Lots of people say that sexual orientation is pretty much determined from birth, and you can’t chose it or change it. I’m willing to accept that there’s an element of choice and circumstance in who we’re attracted to, and nobody’s 100% hetero or homo, but I think I can say I’ve always known that I’m a straight guy. My moment of realisation occurred in first grade.
My Year 1 class was a tough place. I had a really sadistic teacher, and this was poison for a “pleaser” child like me. I wanted to do well in school, escape the wrath of Mrs Allen, avoid this one kid named Chad who hated me and wanted to pound me, and try not to feel powerless.
There were lots of kids in my class, but this one girl Paula was a newcomer. I noticed her appearance in class matter-of-factly, as just another kid. I distinctly remember one day working at my desk (probably with crayons, a brand new box of Binney-Smith Crayolas with 64 colours and the electric sharpener in the box). All the other kids were doing their thing, too, working in groups, or moving about the room. And then Paula walked past my desk, and said off-handedly, “Hey, Lover-boy.” And kept on walking.

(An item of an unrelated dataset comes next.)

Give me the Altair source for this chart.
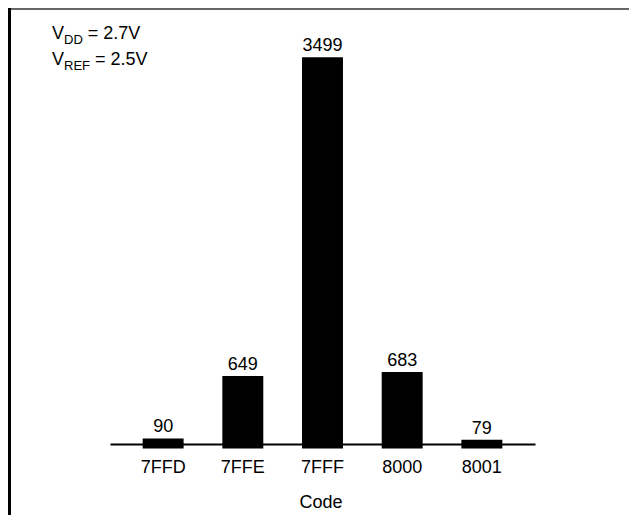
import altair as alt
import pandas as pd

codes = ["7FFD", "7FFE", "7FFF", "8000", "8001"]
counts = [90, 649, 3499, 683, 79]
x_title = "Code"
note_lines = [("V", "DD", "= 2.7V"), ("V", "REF", "= 2.5V")]

df = pd.DataFrame({"code": codes, "count": counts})
FONT = "Liberation Sans"

base = alt.Chart(df)
x_enc = alt.X("code:N", sort=codes,
              scale=alt.Scale(paddingInner=0.486, paddingOuter=0.41),
              axis=alt.Axis(title=None, ticks=False, domainColor="black", domainWidth=2,
                            labelFontSize=18, labelFont=FONT, labelColor="black",
                            labelPadding=14, labelAngle=0))
y_enc = alt.Y("count:Q", scale=alt.Scale(domain=[40, 3833], zero=False, nice=False),
              axis=None)

bars = base.mark_bar(color="black").encode(x=x_enc, y=y_enc)
labels = base.mark_text(baseline="alphabetic", dy=-6, fontSize=18, font=FONT, color="black").encode(
    x=alt.X("code:N", sort=codes), y="count:Q", text="count:Q")


def txt(t, x, y, size, align="left"):
    return alt.Chart(alt.Data(values=[{"t": t}])).mark_text(
        align=align, baseline="alphabetic", fontSize=size, font=FONT, color="black"
    ).encode(x=alt.value(x), y=alt.value(y), text="t:N")


layers = [bars, labels]
# x axis title
layers.append(txt(x_title, 211, 488, 18, align="center"))
# supply annotations
v_w = 12.0
for i, (main, sub, rest) in enumerate(note_lines):
    y0 = 19 + i * 26
    x0 = -58
    layers.append(txt(main, x0, y0, 18))
    layers.append(txt(sub, x0 + v_w, y0 + 5, 13))
    sub_w = {"DD": 18.8, "REF": 26.0}[sub]
    layers.append(txt(rest, x0 + v_w + sub_w + 5, y0, 18))

# frame lines (top and left)
frame_top = alt.Chart(alt.Data(values=[{"a": 1}])).mark_rule(color="#666", strokeWidth=2).encode(
    x=alt.value(-102), x2=alt.value(525), y=alt.value(-11))
frame_left = alt.Chart(alt.Data(values=[{"a": 1}])).mark_rule(color="black", strokeWidth=3).encode(
    x=alt.value(-100.5), y=alt.value(-12), y2=alt.value(500))
layers += [frame_top, frame_left]

chart = alt.layer(*layers).properties(
    width=425, height=424,
    autosize=alt.AutoSizeParams(type="none"),
    padding={"left": 102, "top": 12, "right": 94, "bottom": 71},
    background="white",
).configure_view(strokeOpacity=0, strokeWidth=0)

chart.save("out.html", embed_options={"renderer": "svg", "actions": False})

What made her say that? She couldn’t have meant anything by it; it was probably one of those crazy things kids say all day long. Yet its effect on me was crystallising. It was as if a droplet of boiling hot oil had been dropped into the pool of water in my deepest self, spattered and swam, and made me dizzy. I felt confusing desires and weird attractions. I felt drawn. In that moment, I knew: I liked girls and I wanted their attention.
I don’t remember seeing her again — the tape cuts out at that point. But when people say they “always knew” they were gay, I believe them. My girl-likingness was always in me in supersaturated form, waiting for some kind of seed around which to coalesce. I don’t think I chose to be a straight guy.
9 March 2012 at 3:00 pm
I've always thought the idea that "it's a choice" was pretty silly. I can't even control what sort of women I'm attracted to; either I find them attractive, or I don't. I couldn't any more choose to be attracted to another man that I could choose to breathe water instead of air.
And if I happened to find men attractive, I don't doubt that I'd be just as unable to "choose" to be straight.
9 March 2012 at 3:09 pm
I've had similar discussions with friends. How do you know if you're gay? The same way you know that you're not. I've got a gay friend who genuinely believes that a person can be turned gay–I've told her that I find that just as wrong as the people who insist that gays can be turned straight. She doesn't see it that way.
Heck, I ran away with my first boyfriend when I was 3 years old! I've been straight forever! 🙂
3 April 2012 at 1:11 am
I suspect that people who think that people can be turned gay are probably bi-sexual.